Over the Edge is one of my favorite movies, but I also recommend the lighthearted musical comedy Rock and Roll High School as a fun and fascinating 1970s time capsule. It stars former Warhol Factory habitué Mary Woronov as the youth-hating autocratic Principal Togar, B-movie icon P.J. Soles as the energetic rock and roller Riff Randell, and Clint Howard as a sleazy fixer with an office inside the boy’s lavatory. It has an incredible soundtrack that runs the gamut from MC5 to Brian Eno and, of course, plenty of screen time for The Ramones. (Producer Roger Corman tried and failed to get Cheap Trick or Todd Rundgren for the movie, but chose The Ramones after actor Paul Bartel, who played the high school music teacher, suggested them.)
With a budget of $300,000 (typical for a Corman picture), Rock and Roll High School was shot in just a couple of weeks. At the end of the movie, the high school blows up. (I would have given a spoiler alert but could a movie called Rock and Roll High School possibly end any other way?) The notoriously parsimonious Corman filmed the movie at Mount Carmel High School in Los Angeles, taking advantage of the school’s planned demolition to save on special effects costs (according to Wikipedia, the demolition was so loud that several cast and crew members fled in terror and had to be persuaded to return to the smoldering set).
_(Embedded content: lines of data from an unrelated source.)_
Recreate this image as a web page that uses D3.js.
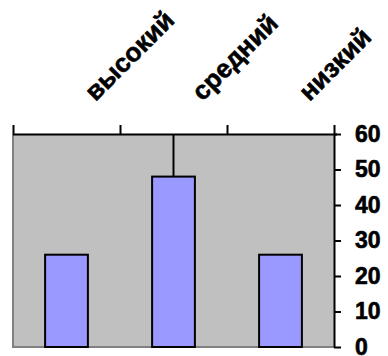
<!DOCTYPE html>
<html>
<head>
<meta charset="utf-8">
<script src="https://cdn.jsdelivr.net/npm/d3@7"></script>
<style>
  html, body { margin: 0; padding: 0; background: #fff; }
  svg { display: block; }
</style>
</head>
<body>
<svg id="chart" width="388" height="356"></svg>
<script>
// Уровни и доли (в процентах)
const categories = ["высокий", "средний", "низкий"];
const values = [26, 48, 26];
const errorPlus = [0, 12, 0];
const yTicks = [0, 10, 20, 30, 40, 50, 60];

const FONT = "Liberation Sans";
const plot = { left: 13, right: 334, top: 134, bottom: 347 };

const svg = d3.select("#chart");

const x = d3.scaleBand()
  .domain(categories)
  .range([plot.left, plot.right])
  .paddingInner(0.6)
  .paddingOuter(0.3);

const y = d3.scaleLinear()
  .domain([0, 60])
  .range([plot.bottom, plot.top]);

// Plot area background
svg.append("rect")
  .attr("x", plot.left)
  .attr("y", plot.top)
  .attr("width", plot.right - plot.left)
  .attr("height", plot.bottom - plot.top)
  .attr("fill", "#c0c0c0");

// Gray frame on left and bottom edges
svg.append("path")
  .attr("d", `M${plot.left},${plot.top} V${plot.bottom} H${plot.right}`)
  .attr("fill", "none")
  .attr("stroke", "#808080")
  .attr("stroke-width", 2);

// Bars
svg.append("g").selectAll("rect")
  .data(categories)
  .join("rect")
  .attr("x", d => x(d))
  .attr("y", (d, i) => y(values[i]))
  .attr("width", x.bandwidth())
  .attr("height", (d, i) => y(0) - y(values[i]))
  .attr("fill", "#9999ff")
  .attr("stroke", "#000")
  .attr("stroke-width", 2);

// Upper error bars, clipped at the top of the plot area
const withErr = categories.map((c, i) => ({ c, v: values[i], e: errorPlus[i] })).filter(d => d.e > 0);
svg.append("g").selectAll("line")
  .data(withErr)
  .join("line")
  .attr("x1", d => x(d.c) + x.bandwidth() / 2)
  .attr("x2", d => x(d.c) + x.bandwidth() / 2)
  .attr("y1", d => y(d.v))
  .attr("y2", d => y(Math.min(60, d.v + d.e)))
  .attr("stroke", "#000")
  .attr("stroke-width", 2);

// Top category axis: tick marks at band boundaries
const edge = d3.scaleLinear().domain([0, categories.length]).range([plot.left, plot.right]);
const topAxis = svg.append("g")
  .attr("transform", `translate(0,${plot.top})`)
  .call(d3.axisTop(edge).tickValues(d3.range(categories.length + 1)).tickFormat("").tickSize(9).tickSizeOuter(0));
topAxis.select(".domain").attr("stroke", "#000").attr("stroke-width", 2)
  .attr("d", `M${plot.left},0.5H${plot.right + 3}`);
topAxis.selectAll(".tick line").attr("stroke", "#000").attr("stroke-width", 2);

// Rotated category labels
svg.append("g").selectAll("text")
  .data(categories)
  .join("text")
  .attr("transform", d => `translate(${x(d) + x.bandwidth() / 2 + 29},${102}) rotate(-45)`)
  .attr("text-anchor", "start")
  .attr("font-family", FONT)
  .attr("font-weight", "bold")
  .attr("font-size", 26)
  .attr("fill", "#000")
  .attr("stroke", "#000")
  .attr("stroke-width", 0.6)
  .text(d => d);

// Right value axis
const rightAxis = svg.append("g")
  .attr("transform", `translate(${plot.right},0)`)
  .call(d3.axisRight(y).tickValues(yTicks).tickSize(7).tickSizeOuter(0).tickPadding(14));
rightAxis.select(".domain").attr("stroke", "#000").attr("stroke-width", 2);
rightAxis.selectAll(".tick line").attr("stroke", "#000").attr("stroke-width", 2);
rightAxis.selectAll(".tick text")
  .attr("font-size", 23)
  .attr("font-family", FONT)
  .attr("font-weight", "bold")
  .attr("fill", "#000")
  .attr("stroke", "#000")
  .attr("stroke-width", 0.6);
</script>
</body>
</html>
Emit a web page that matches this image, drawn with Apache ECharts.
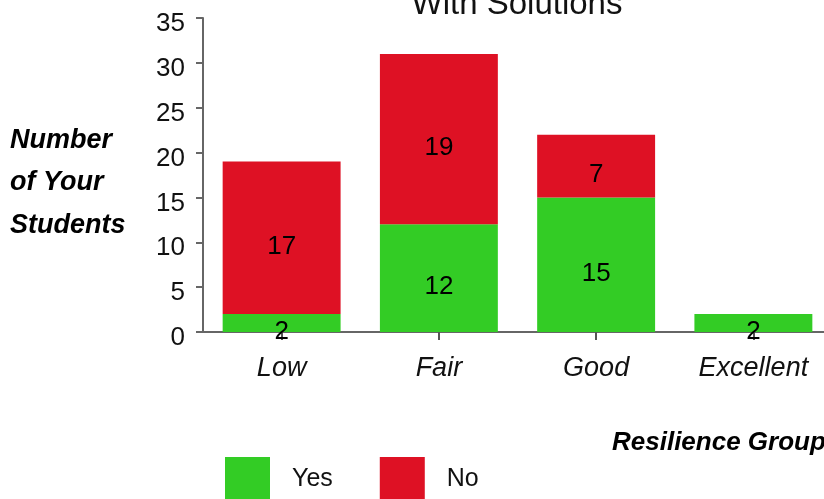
<!DOCTYPE html>
<html>
<head>
<meta charset="utf-8">
<script src="https://cdn.jsdelivr.net/npm/echarts@6/dist/echarts.min.js"></script>
<style>
  html, body { margin: 0; padding: 0; background: #fff; }
  #main { width: 824px; height: 499px; }
</style>
</head>
<body>
<div id="main"></div>
<script>
var categories = ['Low', 'Fair', 'Good', 'Excellent'];
var yesValues = [2, 12, 15, 2];
var noValues = [17, 19, 7, 0];
var seriesNames = ['Yes', 'No'];
var yTicks = { min: 0, max: 35, interval: 5 };

var font = 'Liberation Sans, Arial, Helvetica, sans-serif';

var myChart = echarts.init(document.getElementById('main'));

// hide the zero segment label
function labelFmt(p) {
  return p.value ? String(p.value) : '';
}

var option = {
  animation: false,
  color: ['#33CC25', '#DE1124'],
  title: {
    text: 'With Solutions',
    left: 512,
    top: -17,
    textAlign: 'center',
    textStyle: { fontFamily: font, fontWeight: 'normal', fontSize: 33, color: '#111' }
  },
  grid: {
    left: 203,
    width: 629,
    top: 18,
    bottom: 167,
    containLabel: false,
    outerBoundsMode: 'none'
  },
  legend: {
    left: 220,
    top: 452,
    itemWidth: 45,
    itemHeight: 45,
    itemGap: 47,
    icon: 'rect',
    data: seriesNames,
    textStyle: { fontFamily: font, fontSize: 25, color: '#111', padding: [0, 0, 0, 17] }
  },
  xAxis: {
    type: 'category',
    data: categories,
    axisLine: { lineStyle: { color: '#666', width: 2 } },
    axisTick: { show: true, alignWithLabel: true, length: 8, lineStyle: { color: '#555', width: 2 } },
    axisLabel: { fontFamily: font, fontStyle: 'italic', fontSize: 27, color: '#111', margin: 23 }
  },
  yAxis: {
    type: 'value',
    min: yTicks.min,
    max: yTicks.max,
    interval: yTicks.interval,
    splitLine: { show: false },
    axisLine: { show: true, lineStyle: { color: '#666', width: 2 } },
    axisTick: { show: true, length: 7, lineStyle: { color: '#666', width: 2 } },
    axisLabel: { fontFamily: font, fontSize: 26, color: '#111', margin: 18, verticalAlign: 'top', lineHeight: 12 }
  },
  graphic: [
    {
      type: 'text',
      left: 10,
      top: 119,
      style: {
        text: 'Number\nof Your\nStudents',
        font: 'italic bold 27px ' + font,
        lineHeight: 42.5,
        fill: '#000'
      }
    },
    {
      type: 'text',
      left: 612,
      top: 430,
      style: {
        text: 'Resilience Group',
        font: 'italic bold 26px ' + font,
        fill: '#000'
      }
    }
  ],
  series: [
    {
      name: seriesNames[0],
      type: 'bar',
      stack: 'total',
      barWidth: '75%',
      data: yesValues,
      label: {
        show: true,
        position: 'inside',
        offset: [0, 9],
        formatter: labelFmt,
        fontFamily: font,
        fontSize: 26,
        color: '#000'
      }
    },
    {
      name: seriesNames[1],
      type: 'bar',
      stack: 'total',
      barWidth: '75%',
      data: noValues,
      label: {
        show: true,
        position: 'inside',
        offset: [0, 9],
        formatter: labelFmt,
        fontFamily: font,
        fontSize: 26,
        color: '#000'
      }
    }
  ]
};

myChart.setOption(option);
</script>
</body>
</html>
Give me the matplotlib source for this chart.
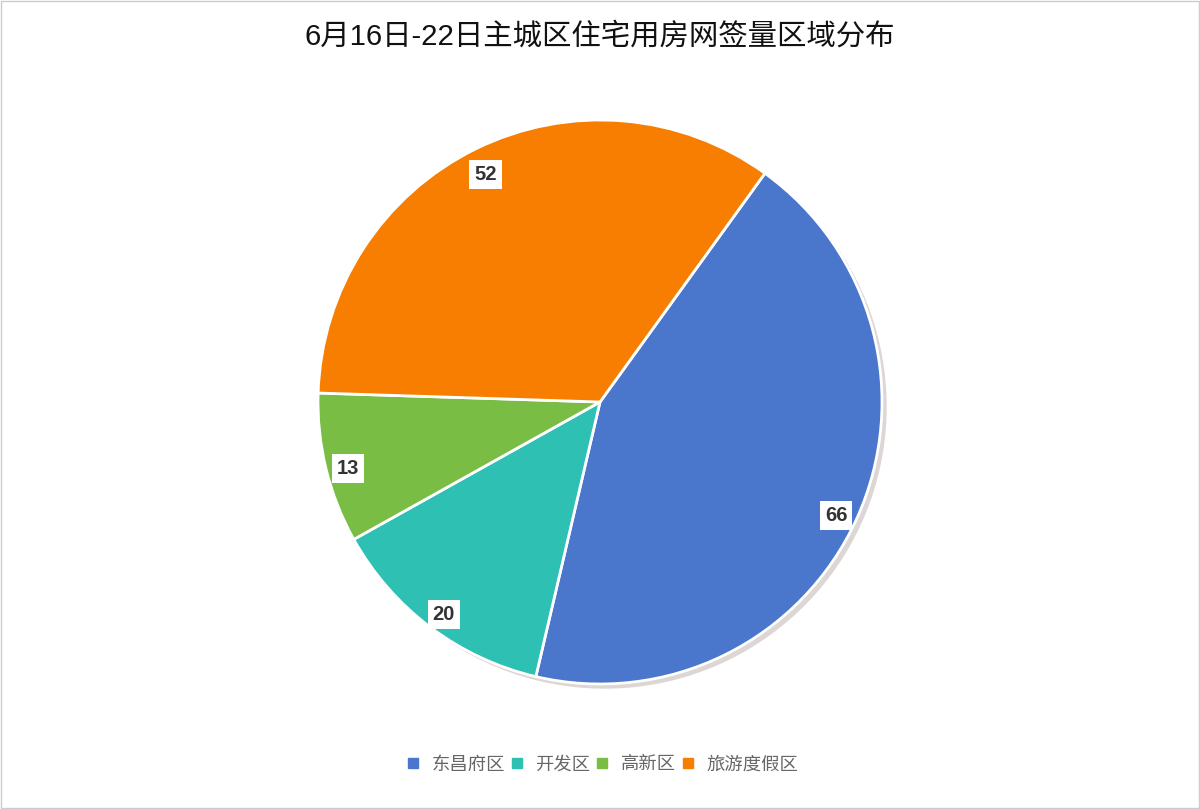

I first saw Rock and Roll High School a couple of years after it came out, and then a couple of years after that with Carla. I watched it for the third time with Carla and my two daughters last week. It’s both dated and timeless, and we laughed out loud at several points. We especially liked the character of the adorably nerdy Kate Rambeau, played by the then-unknown Dey Young. Even though Young didn't receive top billing like Woronov, Soles, Howard, and Vince Van Patten, she is arguably the movie's central character. Kate begins the movie as a stereotypical bookworm who enjoys “splitting protons” in her basement and ends up a Ramones-loving punk who puts her chemistry knowledge to use to blow up the high school as payback to Principal Togar for trying to stop her and Riff from attending The Ramones concert.
I was interested in finding out what Dey Young was up to now, and was happy to learn that in addition to continuing her career as an actor, she’s also an accomplished sculptor who works in bronze, stone, and other media.